Wednesday, March 08, 2006

NY appellate court keelhauls Pirate's Booty settlement

Klein v. Robert's American Gourmet Food, Inc., --- N.Y.S.2d ----, 2006 WL 240592 (N.Y.A.D. 2 Dept.)

This appeal was brought by an objector to the certification of a nationwide settlement class for fraud and violation of, among other laws, New York's General Business Law, sections 349 and 350, which cover deceptive advertising. The defendant sells snacks known as Pirate's Booty, Fruity Booty, and Veggie Booty (celebrated in a Salon article here as "crack for babies"). The lawsuit, like others in California, Florida, and New Jersey, began after the Booties were revealed to have higher fat and calorie contents than the label indicated – more background here.

The proposed settlement involved $3.5 million in coupons for defendant's snacks, for about 20% of the retail price, distributed so as to result in the redemption of approximately $780,000 per 6-month period. In addition, the snacks were to be tested for fat and calorie content at regular intervals and the results reported to class counsel for four years. Finally, defendant would pay up to $790,000 in attorney's fees.

The lower court conditionally certified the class for settlement purposes only. The appellant was the plaintiff in an individual action in New York who became a member of the class and objected. Her objections included that the settlement didn't provide enough value for the class and that the proposed fees were excessive. When her objection was rejected, she sought to opt-out; this led the defendant to argue that she lacked standing. Then she rescinded her opt-out, but the lower court agreed with the defendant. The appellate court concluded that she had standing both because her opt-out notice was defective and untimely and because she opted back in before the final deadline.

New York class actions work pretty much like federal ones. The appellate court, acting as guardian of absent class members, had three concerns. First, the class definition. Except for GBL § 349, all the causes of action required proof of reliance. But the class encompassed all purchasers during the relevant period, even though some – perhaps many – of the buyers would have bought it even if they'd known they were getting 8.5 grams of fat instead of 2.5. Given that there was no reason to adopt a fraud-on-the-market theory here, the class definition was too broad.

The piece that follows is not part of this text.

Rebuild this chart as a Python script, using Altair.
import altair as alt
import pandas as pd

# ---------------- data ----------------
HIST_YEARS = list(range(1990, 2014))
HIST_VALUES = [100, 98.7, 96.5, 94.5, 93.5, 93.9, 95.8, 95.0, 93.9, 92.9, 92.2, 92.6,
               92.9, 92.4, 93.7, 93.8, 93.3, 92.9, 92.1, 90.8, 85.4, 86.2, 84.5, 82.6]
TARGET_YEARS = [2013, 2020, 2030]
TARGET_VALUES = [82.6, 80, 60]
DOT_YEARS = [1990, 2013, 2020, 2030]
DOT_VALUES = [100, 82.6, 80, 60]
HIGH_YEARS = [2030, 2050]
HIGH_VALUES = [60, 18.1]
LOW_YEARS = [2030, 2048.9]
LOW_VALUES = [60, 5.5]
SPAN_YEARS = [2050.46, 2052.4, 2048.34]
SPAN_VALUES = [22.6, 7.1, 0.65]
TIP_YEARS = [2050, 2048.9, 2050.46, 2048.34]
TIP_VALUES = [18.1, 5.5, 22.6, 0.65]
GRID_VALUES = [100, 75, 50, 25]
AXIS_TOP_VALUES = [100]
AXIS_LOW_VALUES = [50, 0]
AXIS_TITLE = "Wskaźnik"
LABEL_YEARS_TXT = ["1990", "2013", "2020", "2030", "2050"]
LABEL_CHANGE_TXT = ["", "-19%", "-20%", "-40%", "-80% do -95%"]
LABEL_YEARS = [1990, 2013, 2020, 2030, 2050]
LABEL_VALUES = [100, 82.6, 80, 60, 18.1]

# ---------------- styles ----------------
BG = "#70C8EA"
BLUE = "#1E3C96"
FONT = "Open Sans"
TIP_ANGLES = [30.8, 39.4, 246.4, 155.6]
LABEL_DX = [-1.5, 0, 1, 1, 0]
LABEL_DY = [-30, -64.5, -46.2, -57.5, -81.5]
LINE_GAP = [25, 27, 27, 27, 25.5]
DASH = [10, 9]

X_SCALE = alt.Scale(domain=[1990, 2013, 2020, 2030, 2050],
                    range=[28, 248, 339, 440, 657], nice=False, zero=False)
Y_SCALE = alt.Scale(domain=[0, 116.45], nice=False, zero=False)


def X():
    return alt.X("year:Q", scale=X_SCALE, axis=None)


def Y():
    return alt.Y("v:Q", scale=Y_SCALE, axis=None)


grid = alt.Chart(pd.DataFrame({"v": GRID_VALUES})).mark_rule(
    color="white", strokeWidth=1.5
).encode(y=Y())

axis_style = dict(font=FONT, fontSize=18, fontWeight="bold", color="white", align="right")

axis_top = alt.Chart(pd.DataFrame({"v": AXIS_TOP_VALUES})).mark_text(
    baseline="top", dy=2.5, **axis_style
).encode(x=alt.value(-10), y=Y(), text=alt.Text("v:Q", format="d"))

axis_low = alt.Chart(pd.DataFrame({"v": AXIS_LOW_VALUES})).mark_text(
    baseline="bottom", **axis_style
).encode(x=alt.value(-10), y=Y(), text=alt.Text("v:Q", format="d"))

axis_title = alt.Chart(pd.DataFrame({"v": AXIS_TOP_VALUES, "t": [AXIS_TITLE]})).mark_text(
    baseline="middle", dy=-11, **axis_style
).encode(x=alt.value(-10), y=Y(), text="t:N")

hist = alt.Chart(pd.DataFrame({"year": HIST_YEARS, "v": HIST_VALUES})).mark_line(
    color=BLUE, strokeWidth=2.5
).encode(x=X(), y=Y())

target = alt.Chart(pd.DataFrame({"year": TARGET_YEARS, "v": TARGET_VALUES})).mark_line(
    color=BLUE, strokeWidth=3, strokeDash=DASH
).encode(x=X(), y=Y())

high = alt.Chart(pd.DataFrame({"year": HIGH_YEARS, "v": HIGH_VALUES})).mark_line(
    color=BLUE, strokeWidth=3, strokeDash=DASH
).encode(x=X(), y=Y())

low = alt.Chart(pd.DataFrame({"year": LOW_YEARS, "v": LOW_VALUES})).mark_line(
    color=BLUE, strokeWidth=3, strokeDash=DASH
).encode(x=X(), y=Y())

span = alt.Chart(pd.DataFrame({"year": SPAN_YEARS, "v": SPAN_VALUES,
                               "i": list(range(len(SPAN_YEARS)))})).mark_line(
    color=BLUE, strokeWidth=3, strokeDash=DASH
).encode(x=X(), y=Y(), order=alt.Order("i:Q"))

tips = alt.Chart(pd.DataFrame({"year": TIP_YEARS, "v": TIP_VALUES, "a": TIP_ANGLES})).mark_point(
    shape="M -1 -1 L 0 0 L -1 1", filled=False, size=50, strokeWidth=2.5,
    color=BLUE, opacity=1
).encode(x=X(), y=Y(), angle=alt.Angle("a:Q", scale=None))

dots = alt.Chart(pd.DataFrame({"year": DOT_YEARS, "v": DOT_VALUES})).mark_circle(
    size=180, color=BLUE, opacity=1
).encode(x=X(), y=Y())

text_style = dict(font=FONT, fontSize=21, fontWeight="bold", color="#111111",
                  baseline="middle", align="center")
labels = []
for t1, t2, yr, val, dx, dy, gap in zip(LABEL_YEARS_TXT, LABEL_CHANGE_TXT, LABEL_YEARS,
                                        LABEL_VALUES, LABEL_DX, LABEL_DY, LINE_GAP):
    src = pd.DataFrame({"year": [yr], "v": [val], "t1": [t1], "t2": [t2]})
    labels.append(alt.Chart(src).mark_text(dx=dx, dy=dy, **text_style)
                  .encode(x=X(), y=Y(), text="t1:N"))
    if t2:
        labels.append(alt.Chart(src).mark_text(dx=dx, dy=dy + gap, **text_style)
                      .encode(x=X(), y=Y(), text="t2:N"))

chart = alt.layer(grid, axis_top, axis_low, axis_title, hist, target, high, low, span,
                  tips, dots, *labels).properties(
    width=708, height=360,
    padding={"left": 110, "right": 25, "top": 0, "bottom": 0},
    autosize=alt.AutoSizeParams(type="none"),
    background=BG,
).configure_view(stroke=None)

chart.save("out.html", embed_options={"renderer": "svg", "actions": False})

And there was no record evidence supporting the trial court's conclusion that common issues of law and fact predominated, since reliance would be determined individually.

The GBL § 349 claim doesn't require proof of reliance, but is strictly limited to purchases made in New York, while the class is a US class.

Doesn’t this reasoning make it impossible for deceptive trade practices cases to be litigated or settled as class actions? No, the court says: The existence of individual issues is just one of several factors to be weighed by the court. But the record here doesn't show the trial court considered that factor at all, so remand is required.

Second and independently, the reasonableness of the settlement is at issue. There was no indication that the proposed discount coupons had any intrinsic cash value, or that they could be assigned, aggregated, or transferred in any way, which made it harder to find that they provided definite value to the class. Moreover, the settlement didn't propose to distribute the coupons directly to the class, but instead to the general public. Where it's difficult to locate class members or distribute funds directly to them, this cy pres distribution may be a "useful complement" to more traditional formulas. But the record didn't show that the trial court considered the alternatives, and this is particularly troubling because the coupons are unlikely to benefit class members with the most serious grievances.

After all, the defendant changed the label, not the fat and calorie content. People who relied on the misrepresentation are unlikely to buy the correctly labeled product.

Though this also required remand, the court made a very important point: given the absence of proof of purchase, the cost of litigation, and the individually modest sums at stake, many of the class members would face significant obstacles litigating individually and might not pursue their claims at all. (As is true of almost any consumer class action.) This broadens the range of reasonableness against which the settlement's value should be measured.)

Third, the court was concerned about the attorney's fees because the record was insufficient to show the value of services rendered.

So, it was back to the trial court. Any bets on a final settlement?